It is the land of Saint Clare, Saint Francis and Pinturicchio, of picturesque medieval villages and naturalistic areas such as the Monti Sibillini National Park: this is Umbria, a lush land that represents Italy's green lung and provides the backdrop for routes that allow everyone to discover the region's most authentic and unspoilt soul. The Cammino dei Borghi Silenti is among these. It is a route that crosses the less touristy but no less enchanting part of Umbria, where everything is enveloped in a rarefied and silent atmosphere that brings to mind times gone by.
The Cammino dei Borghi Silenti is in fact a ring-route that, for about 91 km, starts from the village of Tenaglie and returns to it: it crosses the slopes of the Amerini Mountains, in south-west Umbria, an area set between the Tiber and Nera rivers. It winds its way through holm oak, hornbeam, maple, oak and chestnut groves along mountain paths, dirt tracks and small paved sections, in the shadow of the 1000 metre-high Croce di Serra. Yellow signs guide walkers along the way, who will find water sources and accommodation for all needs, not to mention the presence of camping areas for those who want to be more in touch with nature.
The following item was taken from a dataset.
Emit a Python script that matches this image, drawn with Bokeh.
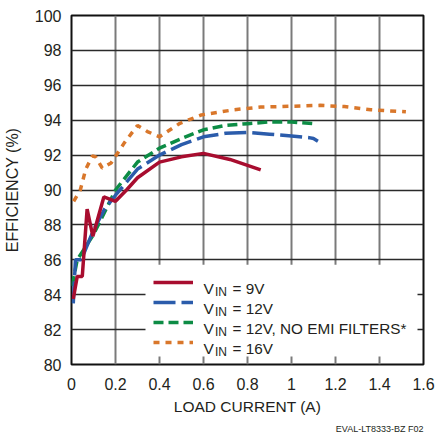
import math
from bokeh.plotting import figure
from bokeh.models import Range1d, FixedTicker, Legend, LegendItem, Label, Title, BoxAnnotation
from bokeh.embed import file_html
from bokeh.resources import INLINE

# ---------------- data ----------------
load_9v = [0.008, 0.026, 0.049, 0.071, 0.097, 0.147, 0.2, 0.25, 0.3, 0.4, 0.5, 0.6, 0.72, 0.86]
eff_9v = [83.75, 85.05, 85.05, 88.9, 87.35, 89.6, 89.35, 90.0, 90.7, 91.6, 91.9, 92.1, 91.75, 91.15]

load_12v = [0.008, 0.018, 0.044, 0.1, 0.15, 0.2, 0.3, 0.4, 0.5, 0.6, 0.7, 0.8, 0.9, 1.0, 1.08, 1.1, 1.12]
eff_12v = [83.5, 86.0, 86.0, 87.7, 88.9, 89.7, 91.2, 92.0, 92.6, 93.05, 93.25, 93.3, 93.2, 93.1, 93.0, 92.95, 92.8]

load_12v_noemi = [0.003, 0.026, 0.1, 0.2, 0.3, 0.4, 0.5, 0.6, 0.7, 0.8, 0.9, 1.0, 1.1]
eff_12v_noemi = [84.5, 86.0, 87.45, 90.0, 91.6, 92.4, 92.95, 93.45, 93.7, 93.8, 93.9, 93.9, 93.8]

load_16v = [0.01, 0.04, 0.065, 0.095, 0.11, 0.14, 0.18, 0.24, 0.3, 0.345, 0.4, 0.49, 0.59, 0.74, 0.86, 1.0, 1.13, 1.24, 1.36, 1.52]
eff_16v = [89.35, 90.0, 91.2, 91.95, 91.9, 91.25, 91.55, 92.7, 93.7, 93.35, 93.05, 93.8, 94.3, 94.6, 94.75, 94.8, 94.85, 94.78, 94.6, 94.48]

series_labels = ["= 9V", "= 12V", "= 12V, NO EMI FILTERS*", "= 16V"]
x_ticks = [0, 0.2, 0.4, 0.6, 0.8, 1.0, 1.2, 1.4, 1.6]
x_tick_labels = ["0", "0.2", "0.4", "0.6", "0.8", "1", "1.2", "1.4", "1.6"]
y_ticks = [80, 82, 84, 86, 88, 90, 92, 94, 96, 98, 100]
y_tick_labels = ["80", "82", "84", "86", "88", "90", "92", "94", "96", "98", "100"]
x_title = "LOAD CURRENT (A)"
y_title = "EFFICIENCY (%)"
footer = "EVAL-LT8333-BZ F02"

# ---------------- layout ----------------
W, H = 435, 437
FL, FT, FR, FB = 71, 15, 423, 365  # frame edges in figure pixels
X0, X1, Y0, Y1 = 0, 1.6, 80, 100
sx = (FR - FL) / (X1 - X0)
sy = (FB - FT) / (Y1 - Y0)

def dx(px):
    return X0 + (px - FL) / sx

def dy(py):
    return Y1 - (py - FT) / sy

FONT = "Liberation Sans"
TXT = "#231f20"

p = figure(width=W, height=H, output_backend="svg", toolbar_location=None,
           x_range=Range1d(X0, X1), y_range=Range1d(Y0, Y1),
           min_border_left=FL, min_border_right=W - FR,
           min_border_top=FT, min_border_bottom=H - FB)
p.background_fill_color = "white"
p.border_fill_color = "white"
p.outline_line_color = "#111111"
p.outline_line_width = 2

for ax in (p.xaxis[0], p.yaxis[0]):
    ax.axis_line_color = None
    ax.major_tick_line_color = None
    ax.minor_tick_line_color = None
    ax.major_tick_out = 0
    ax.major_tick_in = 0
    ax.minor_tick_out = 0
    ax.major_label_text_font = FONT
    ax.major_label_text_font_size = "16px"
    ax.major_label_text_color = TXT
    ax.axis_label_text_font = FONT
    ax.axis_label_text_font_style = "normal"
    ax.axis_label_text_color = TXT

p.xaxis.ticker = FixedTicker(ticks=x_ticks)
p.yaxis.ticker = FixedTicker(ticks=y_ticks)
p.xaxis.major_label_overrides = {t: l for t, l in zip(x_ticks, x_tick_labels)}
p.yaxis.major_label_overrides = {t: l for t, l in zip(y_ticks, y_tick_labels)}
p.xaxis.major_label_standoff = 13
p.yaxis.major_label_standoff = 10
p.xaxis.axis_label = x_title
p.yaxis.axis_label = y_title
p.xaxis.axis_label_text_font_size = "15.5px"
p.yaxis.axis_label_text_font_size = "16px"
p.xaxis.axis_label_standoff = 5
p.yaxis.axis_label_standoff = 11

p.xgrid.grid_line_color = "#7a7a7a"
p.xgrid.grid_line_width = 2
p.ygrid.grid_line_color = "#2a2a2a"
p.ygrid.grid_line_width = 1.5

# white legend panel hiding the grid (below the curves)
ROW = 20
PAD = 8
LOC_X, LOC_Y = 82, 12
NROW = len(series_labels)
box_left = FL + LOC_X - PAD
box_right = box_left + PAD + 40 + 10 + 206 + PAD
box_bottom = FB - LOC_Y + PAD - 4
box_top = FB - LOC_Y - ROW * NROW - PAD
p.add_layout(BoxAnnotation(left=dx(box_left), right=dx(box_right),
                           bottom=dy(box_bottom), top=dy(box_top),
                           fill_color="white", fill_alpha=1.0, line_color=None,
                           level="underlay"))

r16 = p.line(load_16v, eff_16v, line_color="#d9772b", line_width=3.5, line_dash="6 6")
r12n = p.line(load_12v_noemi, eff_12v_noemi, line_color="#0d8c45", line_width=3.5, line_dash="10 5")
r12 = p.line(load_12v, eff_12v, line_color="#2b5cab", line_width=3.5, line_dash="22 6")
r9 = p.line(load_9v, eff_9v, line_color="#a80d2f", line_width=3.5)

renderers = [r9, r12, r12n, r16]
legend = Legend(items=[LegendItem(label=" ", renderers=[r]) for r in renderers],
                location=(LOC_X, LOC_Y), orientation="vertical",
                glyph_width=40, glyph_height=ROW, label_height=ROW, label_width=206,
                label_standoff=10, spacing=0, padding=PAD, margin=0,
                border_line_color=None, background_fill_alpha=0.0,
                label_text_font_size="1px")
p.add_layout(legend)

text_x0 = FL + LOC_X + 40 + 10  # start of label text
for i, lab in enumerate(series_labels):
    center = FB - LOC_Y - ROW / 2 - ROW * (NROW - 1 - i) - 1
    base = center + 6.5
    p.add_layout(Label(x=dx(text_x0), y=dy(base), text="V", text_font=FONT,
                       text_font_size="15.5px", text_color=TXT, text_baseline="alphabetic",
                       level="overlay"))
    p.add_layout(Label(x=dx(text_x0 + 11.5), y=dy(base + 3.5), text="IN", text_font=FONT,
                       text_font_size="12px", text_color=TXT, text_baseline="alphabetic",
                       level="overlay"))
    p.add_layout(Label(x=dx(text_x0 + 29), y=dy(base), text=lab, text_font=FONT,
                       text_font_size="15.3px", text_color=TXT, text_baseline="alphabetic",
                       level="overlay"))

p.add_layout(Title(text=footer, align="right", text_font=FONT, text_font_size="9px",
                   text_font_style="normal", text_color=TXT, standoff=8, offset=0), "below")

open("out.html", "w").write(file_html(p, INLINE))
There are five stages of the Cammino dei Borghi Silenti (Silent Villages Trail), the first of which starts in the village of Tenaglie and arrives in Melezzole, passing through Toscolano.
In Tenaglie, it is worth visiting the Antiquarium Comunale di Tenaglie, rich in artefacts from the Necropolis of San Lorenzo, including swords, pottery, rings and fibulae, as well as the 14th-century Church of San Giovanni Battista, which houses a 16th-century baptismal font and a 17th-century altarpiece depicting the Madonna del Rosario.
Melezzole - Photo by Stefano Valeri
The first stage, called "Verso la Valle Incantata" (Towards the Enchanted Valley), passes through the Castle of Poggio Vecchio, dating back to the 8th century, which also hosted Lucrezia Borgia, and through the village of Guardea, until reaching Santa Restituita. This village, which houses the "Centre of Chestnut Civilization" also dedicated to the rural civilization of the past, is located a stone's throw from Grotta Bella, where Neolithic pottery artefacts have been found among stalagmites and stalactites.
The second stage, called "Infiniti Orizzonti", reaches the village of Morre da Melezzole, with an unmissable stop at the Church of San Vitale located just outside Melezzole itself and decorated with beautiful 16th-century frescoes.
Castello del Poggio - Guardea / Photo by umbriatourism.it
The third stage, nicknamed "Torment and Ecstasy", links Morre to Civitella del Lago, passing through the tiny villages of Collelungo and Acqualoreto, but above all the evocative Hermitage of the Pasquarella. This sanctuary dating back to the year 1000 is said to have been founded by San Romualdo: it is the only one that has remained almost intact among the Camaldolese convents built on the banks of the Tiber. Not far from the Hermitage are the Forello Gorges, carved out over the centuries by the erosive work of the Tiber River: it is said that these gorges were a tough obstacle even for Hannibal on his descent to conquer Rome.
The third stage also passes through Scoppieto and its archaeological area, where the remains of a sanctuary dating back to the 4th century BC are evident, on which a pottery workshop was built in the 1st century BC, where oil lamps, bricks and especially coral-coloured bowls, glasses and cups were produced.
Gole del Forello / Photo by umbriatourism.it
Arriving at Civitella del Lago, you can enjoy the most beautiful view of the Cammino dei Borghi Silenti, catching sight of the artificial lake of Corbara, the Orvieto Hills, Monte Peglia and, on clear days, even Civita di Bagnoregio. In the village of Civitella del Lago there is a curious Ovoteca, a museum dedicated to painted eggs, a legacy of the typically Easter tradition of painting eggs.
The fourth stage of the route is called "I Sentieri di Bacco" (Bacchus' Paths) and links Civitella del Lago to Baschi, a picturesque village with houses and narrow alleys called "buchi" (holes), the Antiquarium rich in artefacts from the archaeological area of Scoppieto and the 16th-century Church of San Nicolò, which houses a 15th-century polyptych by Giovanni di Paolo.
The fifth and final stage, called "Le Colline del Sale" (Salt Hills), returns to Tenaglie via Montecchio, where it is advisable to stop at the "Bottega dell'Intreccio" (weaving workshop): also worth visiting are the Necropolis of San Lorenzo where, amidst gorges eroded by watercourses, there are tombs dating from the VII-IV BC, evidence of the existence of an ancient city on the Tiber banks.